In pole position, dramatically speaking, is Mark Rylance as Cromwell (pictured right). What had attracted him to the role?

"My wife said the books were very good," Rylance deadpanned. "And I like working with Peter Kosminsky [as he did in Channel 4's The Government Inspector]. Obviously it's a wonderful part. The fact that he keeps all his thoughts and judgments close to his chest and doesn't reveal them and doesn't show very much, that seemed very challenging."

Although Damian Lewis's Henry VIII doesn't appear until the closing moments of the first episode, it immediately becomes clear that this is a shrewd and calculating individual accustomed to wielding enormous power. As Rylance put it, "in the cosmology of the period, whatever whim or desire he has, whatever he thinks is what God is thinking. He's there by God's will and if he's a bad king then the nation deserves a bad king. If he's a good king, then lucky us. That would be Cromwell's view of him – if he's wrong, God's wrong. So he's powerful in a way that we don't imagine any more."

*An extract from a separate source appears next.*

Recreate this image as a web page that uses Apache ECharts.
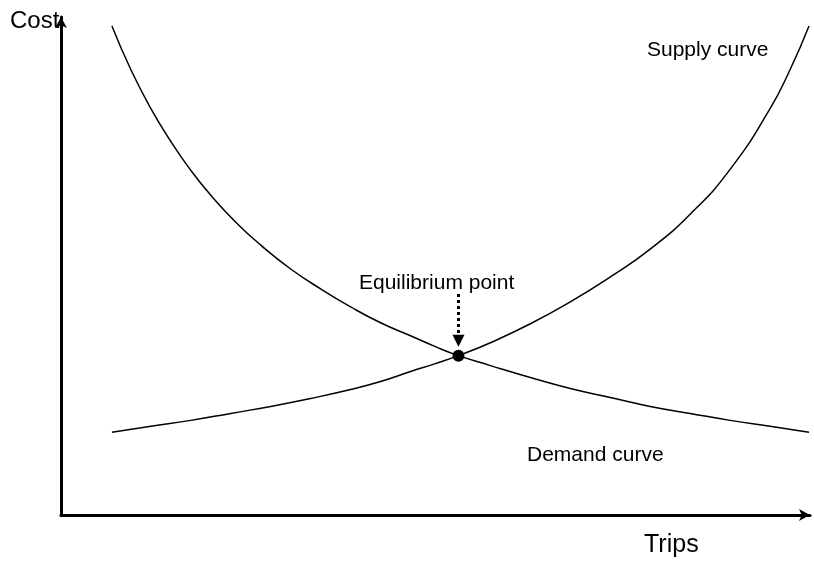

Damian Lewis pointed out that the younger Henry was far removed from the grotesque man-mountain of popular mythology.

"A little known fact, but a good pub quiz answer, is that Henry had a 34 inch waist until his late thirties," said Lewis, "and he was a preeminent jouster, rider, hunter and sportsman of his generation. There's some contention about why he suddenly ballooned in this Elvis-like fashion, but his horse did roll on him and knock him unconscious for two hours and he was unable to be the athlete he'd previously been from that point. He ballooned to a 54 inch waist in the last 10 years of his life" (below, Claire Foy as Anne Boleyn with director Peter Kosminsky).

Not, one would hasten to add, that Lewis is playing the fearsome monarch in the manner of Jonathan Rhys Meyers in the lurid and romptastic The Tudors. Adds Kosminsky: "I think what Damian has achieved is to show the many facets of the man. This was a guy who as well as an athlete was an architect, who designed a number of the properties he lived in. He was a musician, he was extremely accomplished academically, he was a great linguist and he designed clothes, some of which he wore. He was to me at least the original Renaissance man."

The series already has one satisfied customer in the shape of Hilary Mantel, who has hailed "the concision and coherence of the storytelling" and "the originality of the interpretations".  Of Kosminsky, she said that "he knows how politics play in human terms; he knows how to pinpoint the acute moral dilemmas that the exercise of power creates." And she has no problems with the idea of her novels being adapted for stage and screen. "The play, the film, already exists inside you. The art is to work with people who will help you relocate that inner reality and put it where others can share it." And that would be on BBC Two in the new year.